AMY GOODMAN: Last question, that has to do with states’ rights. A lot of the Republican rhetoric right now is about giving power back to the states. Now, many people understand states’ rights in the context of slavery, for example, giving states those rights. Is that what states’ rights is all about, when a magazine like the Southern Partisan talks about it?

ERIC FONER: Well, yes. States’ rights has a long history in the United States. And it has — that has been supported by people in all parts of the country at one time or another. States’ rights is generally upheld by people who don’t like what the federal government is doing, and then they claim the right to the states. But certainly, in this context, states’ rights was not only the great bulwark of slavery, but of segregation, much more recently. The opposition to integration in the South was all couched in the language of states’ rights.

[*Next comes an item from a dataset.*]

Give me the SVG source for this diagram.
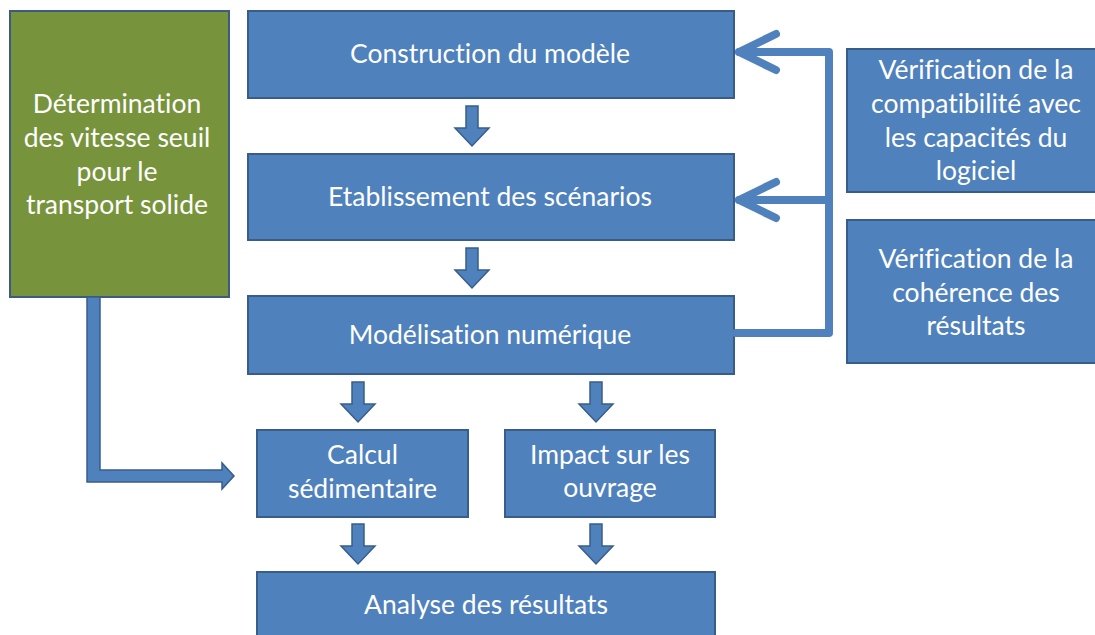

But we ought to remember why it was that the federal government became empowered in our history. It was because the states and local governments proved incapable of dealing effectively and justly with the problems that we had. If there had been pure recognition of states’ rights, you still would have slavery in this country. You still would have segregation. It was the failure of the states to address these problems that eventually led to the federal government taking them on. And, you know, I would be very loath to see all this power go back to the states, if the states were going to be governed by the point of view of the Southern Partisan.

AMY GOODMAN: Dr. Eric Foner is the DeWitt Clinton professor of history at Columbia University. His seminal work on the post-Civil War period is called Reconstruction: America’s Unfinished Revolution.